The Full Experience adds the reconstructed arena floor and the hypogeum beneath it. You walk where gladiators walked. The brick chambers below held animals in wooden cages on hydraulic lifts — they would appear through trap doors directly onto the arena floor above. Roman sources describe the hypogeum as one of the most feared places in the city. The smell alone announced what was coming.
Both are included on your Colosseum ticket (24-hour validity). Enter the Forum from Via Sacra. Walk the entire length to the Arch of Titus, which commemorates the sack of Jerusalem in 70 AD — the menorah relief on the inner wall is one of the most historically significant images in Rome. Then climb Palatine Hill for the view over the Circus Maximus. Budget 90 minutes. The Forum heats up by midday — go early or bring water and a hat.
Approach from Via dei Fori Imperiali and enter the Roman Forum before the Colosseum. Security queue is shorter, the Forum is calmer in morning light, and you reach the Colosseum as the finale rather than the warmup.
Official tickets release exactly 30 days before your visit date at 8:45 AM local time. In peak season (April–October), the 8:30 AM Colosseum slot sells out within the hour. Full Experience and Attic slots go even faster. Set an alarm.
The standard €18 ticket doesn't include the hypogeum or arena floor. The Full Experience is €24 — worth booking 3+ weeks ahead. If it's sold out, GetYourGuide's guided underground tour includes guaranteed access and a licensed guide.
In spring and autumn, afternoon light enters through the upper arches and hits the interior stonework at a low angle that changes the colour of the entire bowl. Most visitors have left by 2 PM. The building looks completely different.
Why it matters: The exterior isn't decoration — it's a grammar lesson in Roman architecture. Each of the three tiers uses a different Classical order: Doric at ground level (the simplest), Ionic in the middle, Corinthian at the top. This stacked combination became the template for every civic building, stadium, and courthouse in Western architecture for the next 2,000 years.
What to notice: Stand back on Via Sacra and count the arches: 80 on each tier. Then look above the Corinthian level at the blank attic. Those 240 small corbels protruding from the stone held wooden masts that supported the velarium — the awning system. A crew of sailors from the Roman navy operated it. No awning survives, but every mounting point is still there.
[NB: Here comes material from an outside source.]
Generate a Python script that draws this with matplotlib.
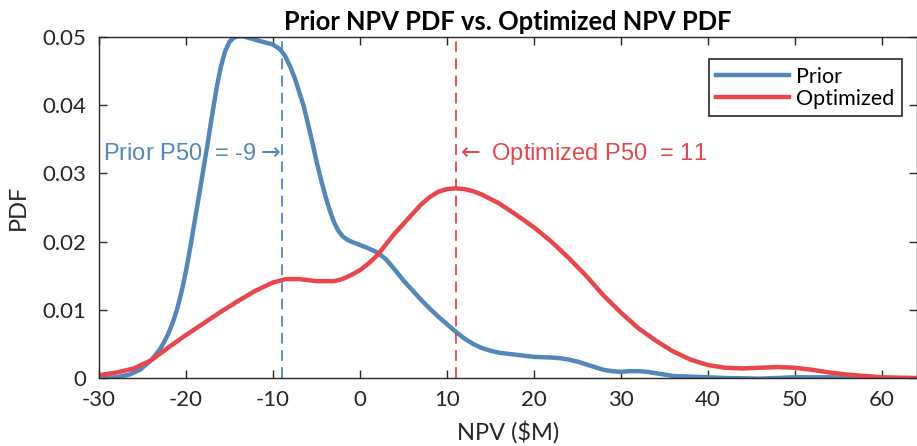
import matplotlib
matplotlib.use("Agg")
import matplotlib.pyplot as plt

plt.rcParams['font.family'] = ['Lato', 'DejaVu Sans']
plt.rcParams['axes.unicode_minus'] = False

# NPV ($M) vs PDF for the prior run
prior_x = [-30, -28, -26.5, -25.3, -24, -23, -22.5, -22, -21.5, -21, -20.5, -20, -19.5,
           -19, -18.5, -18, -17.5, -17, -16.5, -16, -15.5, -15, -14.5, -14, -13.4,
           -12.6, -11.5, -10.0, -9.2, -8.6, -8, -7.5, -7, -6.5, -6, -5.5, -5, -4.5, -4,
           -3.5, -3, -2.5, -2, -1.5, -1, 0, 1, 2, 3, 4, 5, 6, 7, 8, 9, 10, 11, 12, 13,
           14, 15, 16, 18, 20, 22, 23, 24, 25, 26, 27, 28, 29, 30, 31, 32, 33, 34, 35,
           36, 38, 42, 46, 50, 54, 57, 59.5]
prior_pdf = [0.0000, 0.0001, 0.0005, 0.0012, 0.0026, 0.0042, 0.0053, 0.0066, 0.0082,
             0.0102, 0.0127, 0.0157, 0.0192, 0.0230, 0.0268, 0.0306, 0.0345, 0.0385,
             0.0424, 0.0456, 0.0479, 0.0493, 0.0499, 0.0501, 0.0501, 0.0498, 0.0494,
             0.0489, 0.0482, 0.0472, 0.0456, 0.0440, 0.0420, 0.0400, 0.0374, 0.0347,
             0.0318, 0.0292, 0.0268, 0.0247, 0.0229, 0.0216, 0.0208, 0.0203, 0.0200,
             0.0195, 0.0190, 0.0184, 0.0174, 0.0159, 0.0143, 0.0129, 0.0115, 0.0102,
             0.0090, 0.0079, 0.0068, 0.0058, 0.0050, 0.0044, 0.0040, 0.0037, 0.0034,
             0.0031, 0.0030, 0.0029, 0.0027, 0.0024, 0.0020, 0.0016, 0.0012, 0.0010,
             0.0009, 0.0010, 0.0010, 0.0009, 0.0007, 0.0005, 0.0003, 0.0002, 0.0000,
             -0.0001, 0.0001, 0.0001, 0.0000, -0.0001]

# NPV ($M) vs PDF after optimization
opt_x = [-30, -28, -26, -24, -22, -20, -18, -16, -14, -12, -10, -8.5, -7, -5, -3, -2,
         -1, 0, 1, 2, 3, 4, 5, 6, 7, 8, 9, 10, 11, 12, 13, 14, 16, 18, 20, 22, 24, 26,
         28, 30, 32, 34, 36, 38, 40, 42, 44, 46, 48, 50, 52, 54, 56, 58, 60, 63.8]
opt_pdf = [0.0004, 0.0008, 0.0014, 0.0026, 0.0045, 0.0063, 0.0080, 0.0097, 0.0113,
           0.0128, 0.0140, 0.0145, 0.0145, 0.0142, 0.0142, 0.0145, 0.0151, 0.0158,
           0.0168, 0.0180, 0.0196, 0.0212, 0.0226, 0.0240, 0.0254, 0.0265, 0.0273,
           0.0277, 0.0278, 0.0277, 0.0274, 0.0269, 0.0256, 0.0239, 0.0221, 0.0200,
           0.0176, 0.0150, 0.0121, 0.0096, 0.0073, 0.0055, 0.0039, 0.0027, 0.0019,
           0.0015, 0.0014, 0.0015, 0.0016, 0.0015, 0.0012, 0.0008, 0.0005, 0.0003,
           0.0001, 0.0000]

prior_p50 = -9
opt_p50 = 11

blue = '#5287B9'
red = '#E8464B'
dark = '#262626'

fig = plt.figure(figsize=(9.17, 4.46), dpi=100)
ax = fig.add_axes([0.108, 0.1525, 0.8915, 0.7646])

ax.plot(prior_x, prior_pdf, color=blue, lw=3.2, label='Prior')
ax.plot(opt_x, opt_pdf, color=red, lw=3.2, label='Optimized')
ax.axvline(prior_p50, color=blue, lw=1.3, linestyle=(0, (6, 3.5)))
ax.axvline(opt_p50, color=red, lw=1.3, linestyle=(0, (6, 3.5)))

# P50 markers, arrows pointing at the dashed lines
ax.text(prior_p50, 0.0329, f'Prior P50  = {prior_p50}' + r'$\rightarrow$', color=blue,
        fontsize=17, ha='right', va='center', family=['Liberation Sans', 'DejaVu Sans'])
ax.text(opt_p50, 0.0329, r'$\leftarrow$' + f' Optimized P50  = {opt_p50}', color=red,
        fontsize=17, ha='left', va='center', family=['Liberation Sans', 'DejaVu Sans'])

ax.set_xlim(-30, 64)
ax.set_ylim(0, 0.05)
ax.set_xticks([-30, -20, -10, 0, 10, 20, 30, 40, 50, 60])
ax.set_yticks([0, 0.01, 0.02, 0.03, 0.04, 0.05])
ax.set_yticklabels(['0', '0.01', '0.02', '0.03', '0.04', '0.05'])
ax.tick_params(direction='in', top=True, right=True, length=6, width=1,
               labelsize=16, colors=dark)
ax.tick_params(axis='x', pad=9)
ax.tick_params(axis='y', pad=9)
for s in ax.spines.values():
    s.set_color(dark)
    s.set_linewidth(1)

ax.set_xlabel('NPV ($M)', fontsize=17, color=dark, labelpad=7)
ax.set_ylabel('PDF', fontsize=17, color=dark, labelpad=10)
ax.set_title('Prior NPV PDF vs. Optimized NPV PDF', fontsize=18.4, fontweight='bold',
             pad=5)

leg = ax.legend(loc='upper right', bbox_to_anchor=(0.9817, 0.9355), borderaxespad=0,
                fontsize=15.5, handlelength=3.4, handletextpad=0.3, labelspacing=0.1,
                borderpad=0.35, fancybox=False, framealpha=1)
leg.get_frame().set_edgecolor(dark)
leg.get_frame().set_linewidth(1.2)

fig.savefig('out.png', dpi=100)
Why it matters: The seating plan was Roman society made physical. Senators watched from marble chairs at the podium level, separated from the arena by a 4-metre wall. Equestrians sat just above. Male citizens took the middle tiers. Women and slaves occupied the highest wooden bleachers nearest the open sky. Your seat announced your rank to 50,000 people every time you arrived.
What to notice: Look at the wall between the podium seats and the arena floor: the barrier was designed to stop animals reaching spectators, not the other way around. Tickets (tesserae) were colour-coded terracotta tablets stamped with gate, tier, and row. Different colours routed different social classes to different vomitoria — the same crowd never crossed paths entering or leaving.